SUPPLIED RECORDS.
┄┄┄┄┄┄┄┄┄┄┄┄┄┄┄┄┄┄┄┄

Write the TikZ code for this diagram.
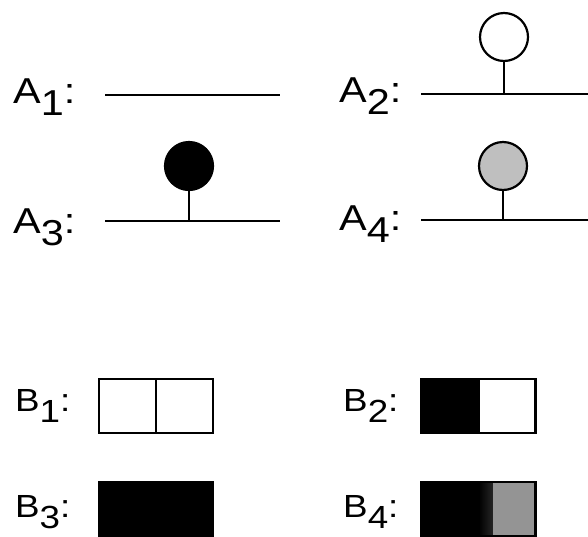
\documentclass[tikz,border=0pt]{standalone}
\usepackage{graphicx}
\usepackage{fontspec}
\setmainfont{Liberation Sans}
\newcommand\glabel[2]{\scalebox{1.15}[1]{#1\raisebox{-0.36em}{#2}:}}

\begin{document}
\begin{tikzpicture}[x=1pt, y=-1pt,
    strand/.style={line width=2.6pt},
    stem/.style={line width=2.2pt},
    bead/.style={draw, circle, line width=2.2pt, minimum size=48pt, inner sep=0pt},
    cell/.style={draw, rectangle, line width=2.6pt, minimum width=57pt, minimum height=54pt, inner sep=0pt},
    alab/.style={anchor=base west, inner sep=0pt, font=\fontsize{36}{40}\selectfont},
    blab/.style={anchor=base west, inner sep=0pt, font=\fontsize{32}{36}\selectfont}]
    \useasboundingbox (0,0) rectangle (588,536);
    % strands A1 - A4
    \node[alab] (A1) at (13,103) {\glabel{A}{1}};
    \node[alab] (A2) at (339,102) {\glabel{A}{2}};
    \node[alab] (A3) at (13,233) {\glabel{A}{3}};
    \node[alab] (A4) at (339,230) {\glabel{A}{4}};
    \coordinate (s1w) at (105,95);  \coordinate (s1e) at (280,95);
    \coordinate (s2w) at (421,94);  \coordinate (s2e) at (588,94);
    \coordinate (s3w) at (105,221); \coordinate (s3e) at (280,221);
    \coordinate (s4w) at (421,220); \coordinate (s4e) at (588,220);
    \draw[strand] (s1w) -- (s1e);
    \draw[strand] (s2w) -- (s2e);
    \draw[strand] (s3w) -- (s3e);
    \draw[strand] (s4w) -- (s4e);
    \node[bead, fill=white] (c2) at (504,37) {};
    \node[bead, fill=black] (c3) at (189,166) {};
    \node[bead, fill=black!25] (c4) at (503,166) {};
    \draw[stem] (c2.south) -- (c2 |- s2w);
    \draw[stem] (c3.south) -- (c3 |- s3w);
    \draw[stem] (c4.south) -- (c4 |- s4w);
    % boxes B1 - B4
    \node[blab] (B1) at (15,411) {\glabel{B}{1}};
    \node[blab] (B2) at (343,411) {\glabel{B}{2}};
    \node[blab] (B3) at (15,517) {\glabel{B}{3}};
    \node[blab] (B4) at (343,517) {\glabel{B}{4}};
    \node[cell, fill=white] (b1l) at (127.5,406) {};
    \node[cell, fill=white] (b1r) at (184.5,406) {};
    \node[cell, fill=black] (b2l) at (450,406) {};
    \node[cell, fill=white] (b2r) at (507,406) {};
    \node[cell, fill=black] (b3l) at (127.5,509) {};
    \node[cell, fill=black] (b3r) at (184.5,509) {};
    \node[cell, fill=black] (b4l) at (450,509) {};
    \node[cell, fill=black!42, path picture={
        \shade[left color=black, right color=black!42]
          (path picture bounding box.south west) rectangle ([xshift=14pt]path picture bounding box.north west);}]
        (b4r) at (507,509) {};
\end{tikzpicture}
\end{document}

┄┄┄┄┄┄┄┄┄┄┄┄┄┄┄┄┄┄┄┄

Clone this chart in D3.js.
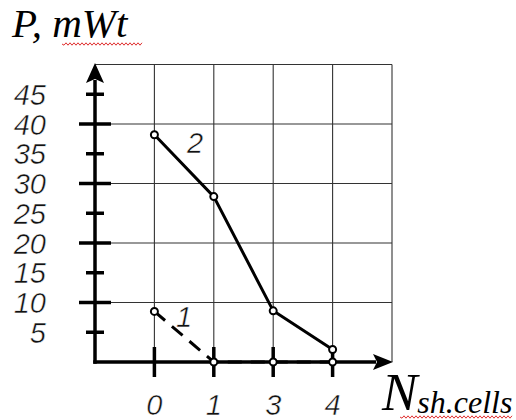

┄┄┄┄┄┄┄┄┄┄┄┄┄┄┄┄┄┄┄┄

GOAL. Using the listing above, pick out each line that contains the word "this", then copy it.

FINISHED EXERCISE.
Write the TikZ code for this diagram.
Clone this chart in D3.js.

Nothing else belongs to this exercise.